I tracked down some more hot spots outside of stack copy. GetMaxCapacity() was something that really stuck out, and turned out to have a stupid implementation that would walk the upgrade list every time. And it's called a lot. I've also added the front virtual slot.

The test world you posted has been useful, but I wonder if I'm just getting different sample results, either because of JVM/VVM versions or something else. Stack copy hasn't ever stuck out much, but stupid amounts of time are being attributed to TileEntityDrawers.getDrawerIfEnabled() for reasons I fail to understand.

New alpha build: https://github.com/jaquadro/StorageDrawers/releases/tag/sd-3.4.0-a2

commented

Yes, there's a virtual slot at the front and back. I didn't really get anything conclusive from sampling though, because I never saw getStackInSlot appear anyway. Item cloning did appear in my results, before and after, but the incidence didn't appear to be much different.

I also expect that optimization to be less helpful in the all-same-item (or most-same-item) test. Maybe a bit regressive, even, because it needs to fire up a generator just to scan a list of slots that contain X.

commented

I saw getMaxCapacity show up in 1 or 2 tries. But that might just be coincidence and the JVM decided to inline some code there. Sampling only goes so far here. But it usually gives some good hints.

Did you sample it with the virtual slot being moved to the front? As cloning an itemstack (actually ItemStack.setItem()) did only show up after I switched the order and let it insert into the last slot.
Or maybe the forge version we currently use has a bug.

commented

I did a few tests and did notice TileEntityDrawers.getDrawerIfEnabled() show up. But only in the really massive test with 73k items/tick.

With just around 10k it just is enough to show up during the sampling. If at all. I have 2 tries with extracting, which reports the server thread as 100% sleeping..

But even 10k is certainly an unrealistic case. I doubt many will ever achieve this throughput over a long time. Maybe something in the range of 1-5k on a server with many players could happen. This was not bad previously, but the changes are certainly a huge improvement. Especially once many mods start to fight for resources.

commented

Thanks for coming up with the benchmarks and running through a few builds. Lots of good improvements and they should help all mod interaction.

For the most part, the IItemHandler interaction should match what the IExternalStorageHandler implementation could have provided. The major exception is when no space can be found for a particular item. In that case I think the cost will be much higher due to the two virtual slots searching and failing and AE2 performing its own linear scan. Ideally, any attempt to further insert an item would be halted when the first slot insert failed. Not something that is applicable to generic inventories.

The changes are now out in 3.4.0.

commented

I don't expect the new v-slot to introduce problems that didn't already exist. Inserting into any other slot will potentially re-route the items if the slot is empty. Any insert/extract operation will potentially invalidate previous getStackInSlot results, regardless of slot index. Haven't heard it breaking with another mod yet.

commented

I could could even imagine someone caching the slot they inserted a stack and compare it to getStackInSlot and crash should they not be the same..

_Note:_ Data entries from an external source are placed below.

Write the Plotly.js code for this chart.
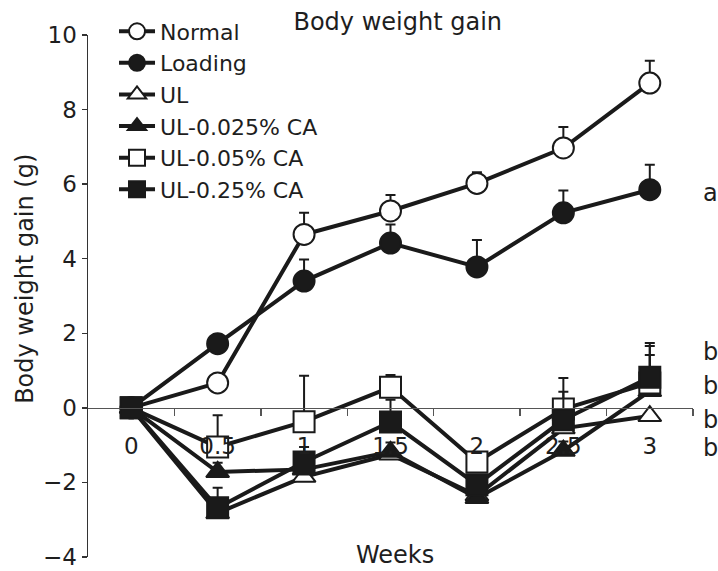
<!DOCTYPE html>
<html>
<head>
<meta charset="utf-8">
<script src="https://cdn.plot.ly/plotly-3.0.1.min.js"></script>
<style>html,body{margin:0;padding:0;background:#fff;}#chart{width:718px;height:571px;}</style>
</head>
<body>
<div id="chart"></div>
<script>
// ---- data ----
const weeks = [0, 0.5, 1, 1.5, 2, 2.5, 3];
const weekLabels = ["0", "0.5", "1", "1.5", "2", "2.5", "3"];
const minorWeeks = [0.25, 0.75, 1.25, 1.75, 2.25, 2.75, 3.25];
const yTicks = [-4, -2, 0, 2, 4, 6, 8, 10];

const seriesNames = ["Normal", "Loading", "UL", "UL-0.025% CA", "UL-0.05% CA", "UL-0.25% CA"];
const normal     = [0, 0.67, 4.65, 5.28, 6.02, 6.97, 8.71];
const normalErr  = [0, 0, 0.58, 0.43, 0.30, 0.56, 0.60];
const loading    = [0, 1.72, 3.40, 4.42, 3.78, 5.23, 5.85];
const loadingErr = [0, 0, 0.58, 0.50, 0.72, 0.60, 0.67];
const ul         = [0, -2.82, -1.85, -1.25, -2.35, -0.55, -0.22];
const ulErr      = [0, 0, 0, 0, 0, 0, 0];
const ul025      = [0, -1.72, -1.65, -1.18, -2.42, -1.15, 0.45];
const ul025Err   = [0, 0.25, 0.25, 0.25, 0.25, 0.25, 0.97];
const ul05       = [0, -1.05, -0.37, 0.55, -1.45, -0.03, 0.67];
const ul05Err    = [0, 0.85, 1.23, 0.33, 0.25, 0.83, 0.99];
const ul25       = [0, -2.68, -1.45, -0.38, -2.06, -0.32, 0.82];
const ul25Err    = [0, 0.54, 0.40, 0.60, 0.25, 0.75, 0.92];

const groupLetters = ["a", "b", "b", "b", "b"];
const letterY = [5.76, 1.50, 0.59, -0.32, -1.07];

// ---- styling ----
const INK = "#1a1a1a";
const TXT = "#1e1e1e";
const FONT = "DejaVu Sans, Verdana, sans-serif";
const values = [normal, loading, ul, ul025, ul05, ul25];
const errs = [normalErr, loadingErr, ulErr, ul025Err, ul05Err, ul25Err];
const symbols = ["circle", "circle", "triangle-up", "triangle-up", "square", "square"];
const fills = ["#ffffff", INK, "#ffffff", INK, "#ffffff", INK];
const sizes = [21, 21, 20, 20, 21, 21];

const traces = seriesNames.map((name, i) => ({
  type: "scatter",
  mode: "lines+markers",
  name: name,
  x: weeks,
  y: values[i],
  cliponaxis: true,
  line: {color: INK, width: 4},
  marker: {symbol: symbols[i], size: sizes[i], color: fills[i], line: {color: INK, width: 2}},
  error_y: {type: "data", symmetric: false, array: errs[i], arrayminus: weeks.map(() => 0),
            color: INK, thickness: 2, width: 5}
}));

const annotations = [
  {text: "Weeks", xref: "paper", yref: "paper", x: 0.507, y: -0.027, xanchor: "center", yanchor: "bottom",
   showarrow: false, font: {family: FONT, size: 24, color: TXT}},
  {text: "Body weight gain (g)", xref: "paper", yref: "paper", x: -0.104, y: 0.533, textangle: -90,
   xanchor: "center", yanchor: "middle", showarrow: false, font: {family: FONT, size: 24, color: TXT}}
].concat(groupLetters.map((t, i) => ({
  text: t, xref: "paper", yref: "y", x: 1.013, y: letterY[i], xanchor: "left", yanchor: "middle",
  showarrow: false, font: {family: FONT, size: 24, color: TXT}
})));

const layout = {
  width: 718, height: 571,
  margin: {l: 88, r: 25, t: 35, b: 14, pad: 0, autoexpand: false},
  paper_bgcolor: "#fff", plot_bgcolor: "#fff",
  font: {family: FONT, size: 20, color: TXT},
  title: {text: "Body weight gain", xref: "container", yref: "container", x: 0.554, y: 0.962,
          xanchor: "center", yanchor: "middle", font: {family: FONT, size: 24, color: TXT}},
  showlegend: true,
  legend: {x: 0.043, y: 1.047, xanchor: "left", yanchor: "top", bgcolor: "rgba(0,0,0,0)",
           font: {family: FONT, size: 22, color: TXT}, itemwidth: 36, tracegroupgap: 0},
  xaxis: {
    range: [-0.25, 3.25], anchor: "free", position: 4 / 14, automargin: false,
    showline: true, linecolor: "#555", linewidth: 1.5, zeroline: false, showgrid: false,
    tickmode: "array", tickvals: weeks, ticktext: weekLabels,
    ticks: "outside", ticklen: 17, tickcolor: "rgba(0,0,0,0)",
    minor: {tickmode: "array", tickvals: minorWeeks, ticks: "outside", ticklen: 7, tickwidth: 1.5, tickcolor: "#555", showgrid: false},
    tickfont: {family: FONT, size: 23, color: TXT}
  },
  yaxis: {
    range: [-4, 10], automargin: false, showline: true, linecolor: "#333", linewidth: 1.5, zeroline: false, showgrid: false,
    tickmode: "array", tickvals: yTicks, ticks: "outside", ticklen: 5, tickwidth: 1.5, tickcolor: "#333",
    tickfont: {family: FONT, size: 23, color: TXT}
  },
  annotations: annotations
};

Plotly.newPlot("chart", traces, layout, {displayModeBar: false, staticPlot: true});
</script>
</body>
</html>
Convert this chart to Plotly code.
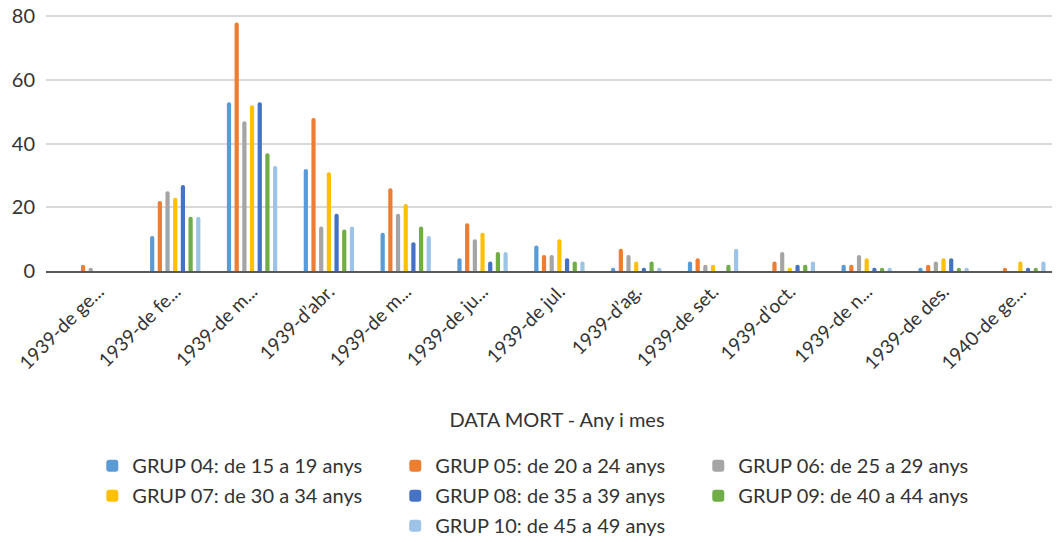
import plotly.graph_objects as go

categories = ["1939-de gen.", "1939-de febr.", "1939-de març", "1939-d’abr.", "1939-de maig",
              "1939-de juny", "1939-de jul.", "1939-d’ag.", "1939-de set.", "1939-d’oct.",
              "1939-de nov.", "1939-de des.", "1940-de gen."]
tick_labels = ["1939-de ge...", "1939-de fe...", "1939-de m...", "1939-d’abr.", "1939-de m...",
               "1939-de ju...", "1939-de jul.", "1939-d’ag.", "1939-de set.", "1939-d’oct.",
               "1939-de n...", "1939-de des.", "1940-de ge..."]

series_names = ["GRUP 04: de 15 a 19 anys", "GRUP 05: de 20 a 24 anys", "GRUP 06: de 25 a 29 anys",
                "GRUP 07: de 30 a 34 anys", "GRUP 08: de 35 a 39 anys", "GRUP 09: de 40 a 44 anys",
                "GRUP 10: de 45 a 49 anys"]

grup04 = [0, 11, 53, 32, 12, 4, 8, 1, 3, 0, 2, 1, 0]
grup05 = [2, 22, 78, 48, 26, 15, 5, 7, 4, 3, 2, 2, 1]
grup06 = [1, 25, 47, 14, 18, 10, 5, 5, 2, 6, 5, 3, 0]
grup07 = [0, 23, 52, 31, 21, 12, 10, 3, 2, 1, 4, 4, 3]
grup08 = [0, 27, 53, 18, 9, 3, 4, 1, 0, 2, 1, 4, 1]
grup09 = [0, 17, 37, 13, 14, 6, 3, 3, 2, 2, 1, 1, 1]
grup10 = [0, 17, 33, 14, 11, 6, 3, 1, 7, 3, 1, 1, 3]

colors = ["#5B9BD5", "#ED7D31", "#A5A5A5", "#FFC000", "#4472C4", "#70AD47", "#9DC3E6"]
legend_ids = ["legend", "legend", "legend", "legend2", "legend2", "legend2", "legend3"]
all_values = [grup04, grup05, grup06, grup07, grup08, grup09, grup10]
y_ticks = [0, 20, 40, 60, 80]

FONT = "Lato, 'Open Sans', sans-serif"
TXT = "#333333"

fig = go.Figure()
for name, vals, col, lg in zip(series_names, all_values, colors, legend_ids):
    fig.add_trace(go.Bar(x=categories, y=vals, name=name, marker_color=col,
                         marker_line_width=0, legend=lg))

# the page body adds an 8px offset; the figure is placed so the plot lands where intended
OFF = 8
H, W = 542, 1060
Y_TOP = 81.0
PX_PER_UNIT = 255 / 80
PB = 270.7                      # zero line, screen px
PT = PB - Y_TOP * PX_PER_UNIT   # plot top, screen px
PL, PR = 45.7, 1060 + OFF
L, T = PL - OFF, PT - OFF
B = H - (PB - OFF)
R = W - (PR - OFF)
plot_h = PB - PT
plot_w = PR - PL

def sy(p):
    return (PB - p) / plot_h

def sx(p):
    return (p - PL) / plot_w

leg_common = dict(orientation="h", font=dict(family=FONT, size=20, color=TXT),
                  entrywidth=258, entrywidthmode="pixels", bgcolor="rgba(0,0,0,0)",
                  xanchor="left", yanchor="top", tracegroupgap=0)

fig.update_layout(
    width=W, height=H,
    margin=dict(l=L, r=R, t=T, b=B, autoexpand=False),
    paper_bgcolor="white", plot_bgcolor="white",
    font=dict(family=FONT, size=19, color=TXT),
    barmode="group", bargap=0.30, bargroupgap=0.45, barcornerradius=2,
    showlegend=True,
    legend=dict(x=sx(92), y=sy(446), **leg_common),
    legend2=dict(x=sx(92), y=sy(476), **leg_common),
    legend3=dict(x=sx(395), y=sy(506), **leg_common),
    xaxis=dict(type="category", categoryorder="array", categoryarray=categories,
               tickmode="array", tickvals=categories, ticktext=tick_labels,
               tickangle=-45, tickfont=dict(family=FONT, size=19, color=TXT),
               range=[-0.682, 12.62], showgrid=False, showline=True,
               linecolor="#595959", linewidth=2, ticks="",
               title=dict(text="DATA MORT - Any i mes", standoff=40,
                          font=dict(family=FONT, size=20, color=TXT))),
    yaxis=dict(range=[0, Y_TOP], tickmode="array", tickvals=y_ticks, showgrid=True,
               gridcolor="#D9D9D9", gridwidth=1.5, zeroline=False, showline=False,
               ticklabeloverflow="allow",
               ticklabelstandoff=10, tickfont=dict(family=FONT, size=20, color=TXT)),
)

fig.write_html("out.html")
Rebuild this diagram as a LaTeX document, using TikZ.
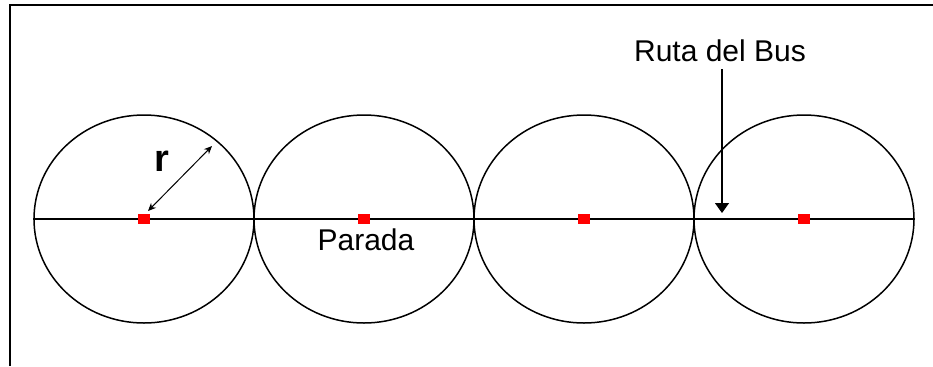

If any real issue should appear, there is certainly an option for a slotless capability, we could make use of.
AE2 already has a special one, which can replace the internal caching with a real observer pattern. But as long as there are improvements possible for the normal IItemHandler and it is still reasonable fast, we should stick to it. This of course does not solve the insert/extract part, just the getStackInSlot verification part. But there could certainly be a better solution provided for insert/extract. Either we introduce a cap or storage drawers. But it is probably a better idea to have it on our side as it is more AE2 specific.